Common questions, answered.

What is the Account Aggregator framework and who runs it?
The Account Aggregator (AA) framework is RBI's consent-based data-sharing rail for financial information. AAs are NBFC-AAs — separately licensed entities that act as a neutral pipe between a Financial Information Provider (FIP, typically a bank) and a Financial Information User (FIU, typically a lender or fintech). The framework is governed by the RBI Master Direction on NBFC-AA, the technical standards are published by Sahamati (the industry body), and the consent layer is coordinated with the DPDP Act 2023. Live AAs include OneMoney, Finvu, NADL, CAMSFinServ, and a handful of others.
AA vs statement-upload — when to use each?
AA wins on consent grade, tamper-evidence, and ongoing refresh — the data is digitally signed by the bank, the consent is auditable, and the FIU can re-pull on schedule.

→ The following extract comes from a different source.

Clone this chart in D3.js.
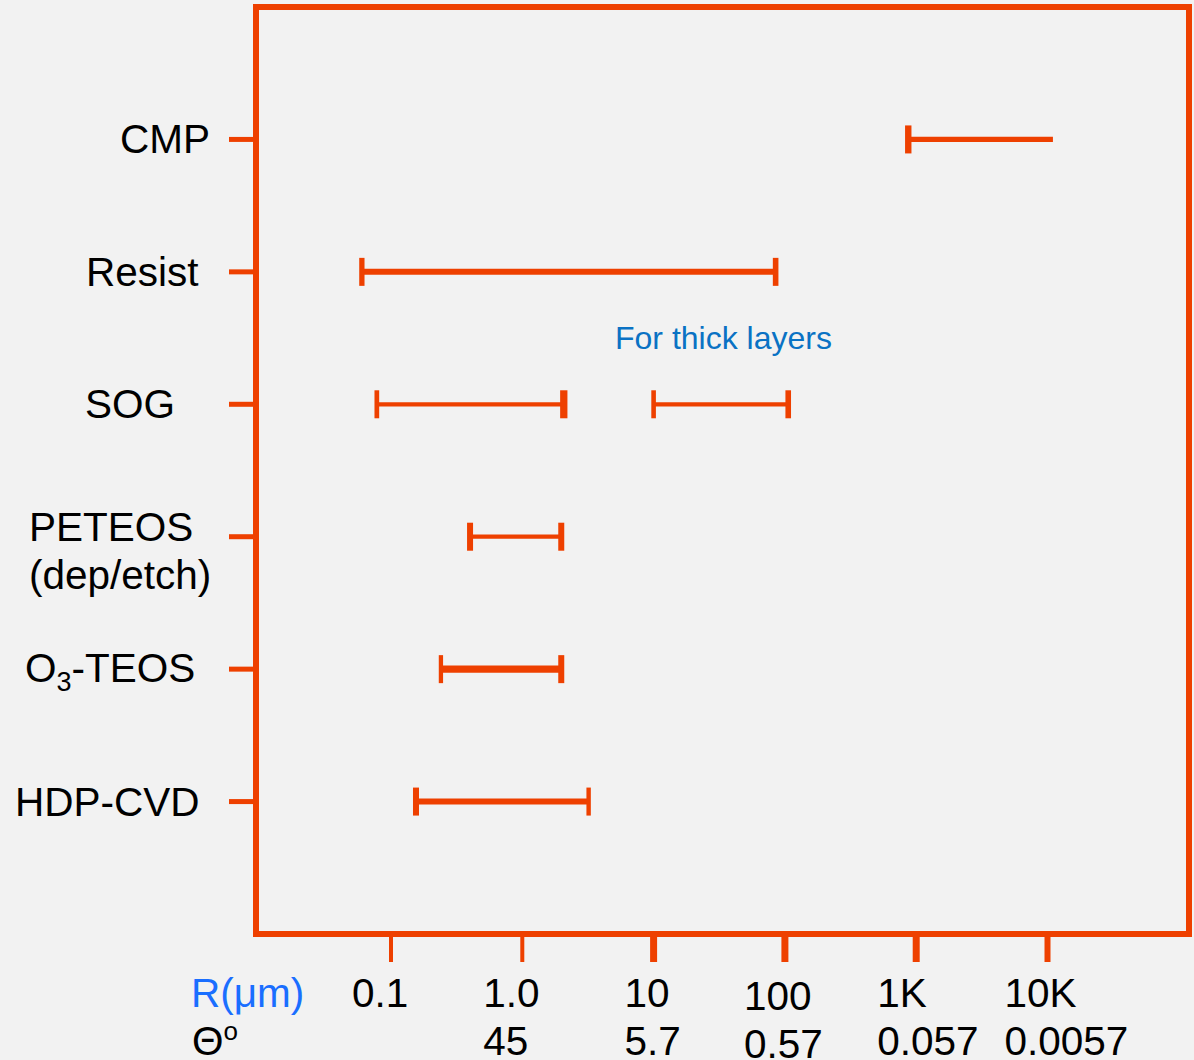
<!DOCTYPE html>
<html>
<head>
<meta charset="utf-8">
<script src="https://cdn.jsdelivr.net/npm/d3@7"></script>
<style>
  html, body { margin: 0; padding: 0; background: #f2f2f2; }
  svg { display: block; }
  text { font-family: "Liberation Sans", Arial, sans-serif; }
</style>
</head>
<body>
<svg id="chart" width="1194" height="1060"></svg>
<script>
// ---------- DATA ----------
const categories = ["CMP", "Resist", "SOG", "PETEOS", "O3-TEOS", "HDP-CVD"];
// range segments (R in µm); SOG has two ranges
const segCategory = ["CMP", "Resist", "SOG", "SOG", "PETEOS", "O3-TEOS", "HDP-CVD"];
const segLow  = [870, 0.06, 0.078, 10, 0.40, 0.24, 0.155];
const segHigh = [11000, 85, 2.07, 106, 1.98, 1.98, 3.2];
const segHasHighCap = [false, true, true, true, true, true, true];
// x-axis ticks
const tickValues = [0.1, 1, 10, 100, 1000, 10000];
const tickLabelsR = ["0.1", "1.0", "10", "100", "1K", "10K"];
const tickLabelsTheta = ["", "45", "5.7", "0.57", "0.057", "0.0057"];
const annotationText = "For thick layers";

// ---------- STYLE / LAYOUT ----------
const ORANGE = "#ee4000";
const svg = d3.select("#chart");
svg.append("rect").attr("width", 1194).attr("height", 1060).attr("fill", "#f2f2f2");

const frame = { left: 256, top: 7, right: 1189, bottom: 934 };

const x = d3.scaleLog().domain([0.1, 10000]).range([391, 1047.5]);
const y = d3.scalePoint().domain(categories).range([frame.top, frame.bottom]).padding(1);

const segLineWidth = [5.3, 6, 4.3, 4.3, 4.3, 7.3, 6];
const segCapLowW  = [6.4, 5.3, 4.7, 4.6, 6, 4.3, 6];
const segCapHighW = [0, 5.6, 7.3, 5.6, 6, 6, 4.4];
const capH = 28;

// frame
svg.append("rect")
  .attr("x", frame.left).attr("y", frame.top)
  .attr("width", frame.right - frame.left).attr("height", frame.bottom - frame.top)
  .attr("fill", "none").attr("stroke", ORANGE).attr("stroke-width", 6);

// left category ticks
svg.append("g").selectAll("line").data(categories).join("line")
  .attr("x1", 229).attr("x2", frame.left)
  .attr("y1", d => y(d)).attr("y2", d => y(d))
  .attr("stroke", ORANGE).attr("stroke-width", 5);

// bottom ticks
const tickW = [4, 4, 7, 7, 7, 6];
svg.append("g").selectAll("line").data(tickValues).join("line")
  .attr("x1", d => x(d)).attr("x2", d => x(d))
  .attr("y1", frame.bottom).attr("y2", 962)
  .attr("stroke", ORANGE).attr("stroke-width", (d, i) => tickW[i]);

// range bars
const segs = segCategory.map((c, i) => ({ c, lo: segLow[i], hi: segHigh[i], i }));
const gBars = svg.append("g");
gBars.selectAll("line.bar").data(segs).join("line").attr("class", "bar")
  .attr("x1", d => x(d.lo)).attr("x2", d => x(d.hi))
  .attr("y1", d => y(d.c)).attr("y2", d => y(d.c))
  .attr("stroke", ORANGE).attr("stroke-width", d => segLineWidth[d.i]);
gBars.selectAll("rect.caplo").data(segs).join("rect").attr("class", "caplo")
  .attr("x", d => x(d.lo) - segCapLowW[d.i] / 2)
  .attr("y", d => y(d.c) - capH / 2)
  .attr("width", d => segCapLowW[d.i]).attr("height", capH)
  .attr("fill", ORANGE);
gBars.selectAll("rect.caphi").data(segs.filter(d => segHasHighCap[d.i])).join("rect").attr("class", "caphi")
  .attr("x", d => x(d.hi) - segCapHighW[d.i] / 2)
  .attr("y", d => y(d.c) - capH / 2)
  .attr("width", d => segCapHighW[d.i]).attr("height", capH)
  .attr("fill", ORANGE);

// category labels
const labelX = [120, 86, 85, 29, 25, 15];
const gLab = svg.append("g").attr("font-size", 40.5).attr("fill", "#000");
categories.forEach((c, i) => {
  const cy = y(c);
  if (c === "PETEOS") {
    gLab.append("text").attr("x", labelX[i]).attr("y", cy + 4).text("PETEOS");
    gLab.append("text").attr("x", labelX[i]).attr("y", cy + 52).text("(dep/etch)");
  } else if (c === "O3-TEOS") {
    const t = gLab.append("text").attr("x", labelX[i]).attr("y", cy + 13);
    t.append("tspan").text("O");
    t.append("tspan").attr("font-size", 27).attr("dy", 9).text("3");
    t.append("tspan").attr("dy", -9).text("-TEOS");
  } else {
    gLab.append("text").attr("x", labelX[i]).attr("y", cy + 14).text(c);
  }
});

// x tick labels
const tickDx = [-39, -39, -29, -41, -39, -43];
const tickDy = [0, 0, 0, 3, 0, 0];
const gTL = svg.append("g").attr("font-size", 40.5).attr("fill", "#000");
tickValues.forEach((v, i) => {
  gTL.append("text").attr("x", x(v) + tickDx[i]).attr("y", 1007 + tickDy[i]).text(tickLabelsR[i]);
  if (tickLabelsTheta[i]) {
    gTL.append("text").attr("x", x(v) + tickDx[i]).attr("y", 1055 + tickDy[i]).text(tickLabelsTheta[i]);
  }
});

// axis row titles
svg.append("text").attr("x", 191).attr("y", 1007).attr("font-size", 40.5)
  .attr("fill", "#1a6eff").text("R(μm)");
const th = svg.append("text").attr("x", 192).attr("y", 1055).attr("font-size", 40.5).attr("fill", "#000");
th.append("tspan").text("Θ");
th.append("tspan").attr("font-size", 26).attr("dy", -15).text("o");

// annotation
svg.append("text").attr("x", 615).attr("y", 349).attr("font-size", 32)
  .attr("fill", "#0a72c4").text(annotationText);
</script>
</body>
</html>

Statement upload still wins on coverage: AA has ~600M consents in market but small co-operative banks, RRBs, and some private banks have incomplete FIP coverage. The pragmatic pattern in 2026 is AA-first with statement-upload fallback. For credit underwriting where the data has to be tamper-evident and continuously refreshable, AA is the answer; for one-off verification or for customers whose bank isn't on AA yet, statement upload still ships.
How long do AA consents last, and what happens at refresh?
Consent duration is set at consent-request time by the FIU within RBI limits — typically 1 month for one-time pulls, 12 months for recurring use cases, and up to 24 months for long-running products like ongoing credit monitoring. At expiry, the consent is no longer honoured by the FIP and the FIU must request a fresh consent through the AA. Best practice is to request the consent renewal in-app before expiry, not after — completion rates drop sharply once the data stops flowing.
Is penny-drop legally sufficient for KYC?
Penny-drop verifies that a bank account belongs to the customer; it does not verify the customer's identity. RBI Master Direction on KYC treats penny-drop as a complementary check — it confirms account ownership for payout purposes — not as a substitute for OVD-based identity verification. For full KYC, pair penny-drop with PAN verification, Aadhaar OCR or OTP, and where required, face match and liveness. Penny-drop is load-bearing for payout-correctness audits and for stopping payment to the wrong beneficiary.
What is DEPA and how does it interact with DPDP?
DEPA — the Data Empowerment and Protection Architecture — is the policy framework that defines consent-based, user-controlled data sharing across Indian sectors. The Account Aggregator framework is DEPA's first sectoral instantiation (for financial data); similar AAs are planned for health and telecom. DPDP Act 2023 sits on top as the personal-data-protection statute: it makes the consent grade DEPA prescribes legally enforceable, defines data-principal rights (access, correction, erasure), and sets breach-notification timelines. In practice, AA-fetched data is already DPDP-compliant by construction — the consent flow does the lifting.
Can I aggregate bank data without an AA license?
You can, but only via direct customer upload (statement PDF, screen-share assist, manual download) or via direct FIP partnerships if you have them. You cannot legally screen-scrape bank net-banking on the customer's behalf in 2026 — RBI has been explicit that this practice is non-compliant. Most fintechs operate as a Financial Information User (FIU) registered with an AA, which is a registration with the AA itself, not a separate RBI license. The NBFC-AA license is only needed if you want to be an AA — i.e. operate the pipe.
How do I parse a bank statement reliably across banks?
The hard problem is template variance. Every Indian bank emits a different PDF — different headers, column orders, date formats, locale conventions. A reliable parser does three things. First, bank-template detection by signature (header logo or text, column layout, font fingerprint). Second, transaction canonicalisation into a common schema (date, narration, debit, credit, balance, mode). Third, derived-signal extraction (salary credits, EMI debits, recurring spends, anomalies). Treat parsing as an integration product — it ships across 50+ bank templates and improves with every new statement seen, not as a one-line regex.
What's the difference between an FIP, FIU, and AA?
FIP = Financial Information Provider — the entity that holds the customer's financial data (a bank, NBFC, AMC, insurer, depository). FIU = Financial Information User — the entity that wants to consume that data with consent (a lender, fintech, wealth platform). AA = Account Aggregator — the neutral RBI-regulated pipe that carries the consent from FIU to FIP and the signed data back. The AA never stores the data; it only orchestrates the consent + transfer. RBI licenses AAs separately as NBFC-AAs; FIPs and FIUs register with the AA, they don't need a separate AA license themselves.